A combination of personality traits might make you more addicted to social networks
The effect of broad personality traits such as neuroticism and agreeableness on social network addiction.
Main titles
“There has been plenty of research on how the interaction of certain personality traits affects addiction to things like alcohol and drugs. We wanted to apply a similar framework to social networking addiction.” - Isaac Vaghefi, assistant professor of management information systems at Binghampton University.
- Three broad personality domains were found to be related to social network addiction, neuroticism, conscientiousness and agreeableness.
- The other two broad domains of the Big5 personality model, extraversion, and openess to experience did not play much of a role in the likelihood of developing social network addiction.
- Personality traits interact with one other when it comes to the likelihood of developing social network addiction.
- Neuroticism and conscientiousness had individually positive and negative roles in the likelihood of developing addiction. The more neurotic the greater the probability and the more conscientious, the less the probability.
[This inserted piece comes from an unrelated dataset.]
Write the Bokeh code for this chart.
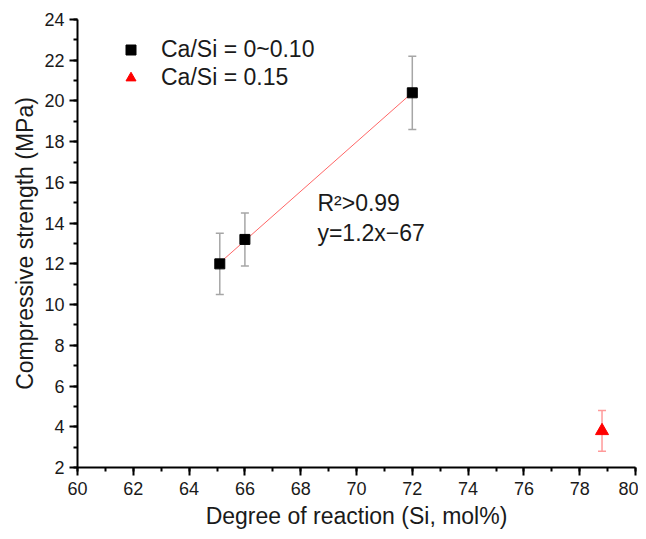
import numpy as np
from bokeh.plotting import figure
from bokeh.models import (ColumnDataSource, Whisker, TeeHead, Range1d, Legend,
                          LegendItem, SingleIntervalTicker)
from bokeh.core.properties import value
from bokeh.embed import file_html
from bokeh.resources import INLINE

FONT = "Liberation Sans"

# datos
dor_low = [65.1, 66.0, 72.0]          # Ca/Si = 0~0.10
cs_low = [12.0, 13.2, 20.4]
err_low = [1.5, 1.3, 1.8]

dor_high = [78.8]                     # Ca/Si = 0.15
cs_high = [3.8]
err_high = [1.0]

# ajuste lineal sobre la serie Ca/Si = 0~0.10
slope, intercept = np.polyfit(dor_low, cs_low, 1)
fit_x = [min(dor_low), max(dor_low)]
fit_y = [slope * v + intercept for v in fit_x]

fit_text = ["R\u00b2>0.99", "y=1.2x\u221267"]
fit_text_x = [68.6, 68.6]
fit_text_y = [14.98, 13.5]

src_low = ColumnDataSource(data=dict(
    x=dor_low, y=cs_low,
    lo=[a - b for a, b in zip(cs_low, err_low)],
    hi=[a + b for a, b in zip(cs_low, err_low)]))
src_high = ColumnDataSource(data=dict(
    x=dor_high, y=cs_high,
    lo=[a - b for a, b in zip(cs_high, err_high)],
    hi=[a + b for a, b in zip(cs_high, err_high)]))

p = figure(width=638, height=531, output_backend="svg", toolbar_location=None,
           x_range=Range1d(60, 80), y_range=Range1d(2, 24),
           min_border_left=77, min_border_right=3, min_border_top=19,
           min_border_bottom=64, background_fill_color="white",
           border_fill_color="white")
p.outline_line_color = None
p.grid.visible = False

# barras de error
for src, col in ((src_low, "#a6a6a6"), (src_high, "#ff9a9a")):
    w = Whisker(source=src, base="x", lower="lo", upper="hi",
                line_color=col, line_width=1.5,
                upper_head=TeeHead(size=8, line_color=col, line_width=1.5),
                lower_head=TeeHead(size=8, line_color=col, line_width=1.5))
    p.add_layout(w)

# recta de ajuste
p.line(fit_x, fit_y, line_color="#ff6666", line_width=1)

r_low = p.scatter("x", "y", source=src_low, marker="square", size=10,
                  fill_color="black", line_color="black")
r_high = p.scatter("x", "y", source=src_high, marker="triangle", size=13,
                   fill_color="red", line_color="red")

p.text(fit_text_x, fit_text_y, text=fit_text, text_font=value(FONT),
       text_font_size="23px", text_color="#1a1a1a", text_baseline="alphabetic")

legend = Legend(items=[LegendItem(label="Ca/Si = 0~0.10", renderers=[r_low]),
                       LegendItem(label="Ca/Si = 0.15", renderers=[r_high])],
                location=(41, 376), border_line_color=None,
                background_fill_alpha=0, padding=0, margin=0, spacing=1,
                glyph_width=25, glyph_height=25, label_standoff=18,
                label_text_font=FONT, label_text_font_size="23px",
                label_text_color="#1a1a1a")
p.add_layout(legend)

p.xaxis.ticker = SingleIntervalTicker(interval=2, num_minor_ticks=2)
p.yaxis.ticker = SingleIntervalTicker(interval=2, num_minor_ticks=2)
p.xaxis.axis_label = "Degree of reaction (Si, mol%)"
p.yaxis.axis_label = "Compressive strength (MPa)"

for ax in (p.xaxis, p.yaxis):
    ax.axis_line_width = 2
    ax.axis_line_color = "black"
    ax.major_tick_line_width = 2
    ax.minor_tick_line_width = 2
    ax.major_tick_in = 0
    ax.major_tick_out = 8
    ax.minor_tick_in = 0
    ax.minor_tick_out = 4
    ax.major_label_text_font = FONT
    ax.major_label_text_font_size = "18px"
    ax.major_label_text_color = "#1a1a1a"
    ax.axis_label_text_font = FONT
    ax.axis_label_text_font_size = "23px"
    ax.axis_label_text_font_style = "normal"
    ax.axis_label_text_color = "#1a1a1a"

p.xaxis.major_label_standoff = 6
p.xaxis.axis_label_standoff = 5
p.yaxis.major_label_standoff = 5
p.yaxis.axis_label_standoff = 3

open("out.html", "w").write(file_html(p, INLINE))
- When an individual tested high on both variables, then neuroticism seemed to moderate the effects of conscientiousness. Therefore a conscientious person who also scored high in neuroticism would still be vulnerable to developing a social network addiction.
- Agreeableness on its own had little affect on the probability of developing addiction, however low levels of both agreeableness and conscientiousness amplified the probability.
- In addition, and contrary to what would be expected, high levels of both agreeableness and conscietiousness increased the probability of developing addiction.